* EXERCISE BRIEF: Transcribe the material exactly. Images do not belong in the copy.

* DATASET EXCERPT:
────────
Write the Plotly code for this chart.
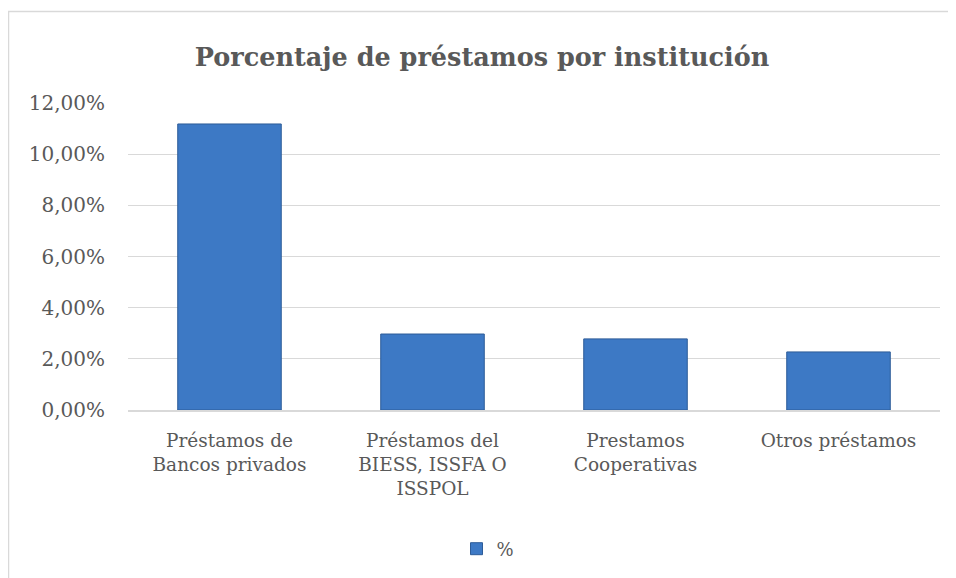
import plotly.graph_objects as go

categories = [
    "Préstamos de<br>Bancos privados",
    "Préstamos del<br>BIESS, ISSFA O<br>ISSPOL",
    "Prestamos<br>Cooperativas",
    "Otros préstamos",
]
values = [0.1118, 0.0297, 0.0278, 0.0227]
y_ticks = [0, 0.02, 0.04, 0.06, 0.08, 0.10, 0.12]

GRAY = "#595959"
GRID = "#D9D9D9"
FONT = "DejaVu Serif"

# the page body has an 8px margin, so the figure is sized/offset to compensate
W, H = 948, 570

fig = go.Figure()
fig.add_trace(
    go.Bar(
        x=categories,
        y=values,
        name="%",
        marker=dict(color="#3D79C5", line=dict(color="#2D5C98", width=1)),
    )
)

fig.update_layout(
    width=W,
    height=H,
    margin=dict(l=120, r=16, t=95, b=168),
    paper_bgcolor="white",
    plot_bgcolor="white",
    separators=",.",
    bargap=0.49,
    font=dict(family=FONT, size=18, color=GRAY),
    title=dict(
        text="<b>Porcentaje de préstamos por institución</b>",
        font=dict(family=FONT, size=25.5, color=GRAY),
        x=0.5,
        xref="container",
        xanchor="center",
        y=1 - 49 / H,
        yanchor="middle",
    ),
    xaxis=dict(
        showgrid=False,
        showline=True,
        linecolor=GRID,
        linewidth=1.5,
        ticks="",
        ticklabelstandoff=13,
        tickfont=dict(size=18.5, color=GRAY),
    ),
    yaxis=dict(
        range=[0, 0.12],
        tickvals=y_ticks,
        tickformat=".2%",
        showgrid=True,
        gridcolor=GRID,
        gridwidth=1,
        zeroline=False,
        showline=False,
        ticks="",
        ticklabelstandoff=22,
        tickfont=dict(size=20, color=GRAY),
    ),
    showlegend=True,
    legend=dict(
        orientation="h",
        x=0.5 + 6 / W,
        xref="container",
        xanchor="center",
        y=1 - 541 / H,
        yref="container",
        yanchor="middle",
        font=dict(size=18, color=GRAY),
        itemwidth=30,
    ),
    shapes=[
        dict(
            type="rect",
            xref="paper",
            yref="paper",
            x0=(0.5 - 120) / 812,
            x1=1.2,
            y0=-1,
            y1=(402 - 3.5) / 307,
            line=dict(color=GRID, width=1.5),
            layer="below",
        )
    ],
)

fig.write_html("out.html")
────────
* SOLUTION FOR THIS EXERCISE:
Write the Plotly code for this chart.
import plotly.graph_objects as go

categories = [
    "Préstamos de<br>Bancos privados",
    "Préstamos del<br>BIESS, ISSFA O<br>ISSPOL",
    "Prestamos<br>Cooperativas",
    "Otros préstamos",
]
values = [0.1118, 0.0297, 0.0278, 0.0227]
y_ticks = [0, 0.02, 0.04, 0.06, 0.08, 0.10, 0.12]

GRAY = "#595959"
GRID = "#D9D9D9"
FONT = "DejaVu Serif"

# the page body has an 8px margin, so the figure is sized/offset to compensate
W, H = 948, 570

fig = go.Figure()
fig.add_trace(
    go.Bar(
        x=categories,
        y=values,
        name="%",
        marker=dict(color="#3D79C5", line=dict(color="#2D5C98", width=1)),
    )
)

fig.update_layout(
    width=W,
    height=H,
    margin=dict(l=120, r=16, t=95, b=168),
    paper_bgcolor="white",
    plot_bgcolor="white",
    separators=",.",
    bargap=0.49,
    font=dict(family=FONT, size=18, color=GRAY),
    title=dict(
        text="<b>Porcentaje de préstamos por institución</b>",
        font=dict(family=FONT, size=25.5, color=GRAY),
        x=0.5,
        xref="container",
        xanchor="center",
        y=1 - 49 / H,
        yanchor="middle",
    ),
    xaxis=dict(
        showgrid=False,
        showline=True,
        linecolor=GRID,
        linewidth=1.5,
        ticks="",
        ticklabelstandoff=13,
        tickfont=dict(size=18.5, color=GRAY),
    ),
    yaxis=dict(
        range=[0, 0.12],
        tickvals=y_ticks,
        tickformat=".2%",
        showgrid=True,
        gridcolor=GRID,
        gridwidth=1,
        zeroline=False,
        showline=False,
        ticks="",
        ticklabelstandoff=22,
        tickfont=dict(size=20, color=GRAY),
    ),
    showlegend=True,
    legend=dict(
        orientation="h",
        x=0.5 + 6 / W,
        xref="container",
        xanchor="center",
        y=1 - 541 / H,
        yref="container",
        yanchor="middle",
        font=dict(size=18, color=GRAY),
        itemwidth=30,
    ),
    shapes=[
        dict(
            type="rect",
            xref="paper",
            yref="paper",
            x0=(0.5 - 120) / 812,
            x1=1.2,
            y0=-1,
            y1=(402 - 3.5) / 307,
            line=dict(color=GRID, width=1.5),
            layer="below",
        )
    ],
)

fig.write_html("out.html")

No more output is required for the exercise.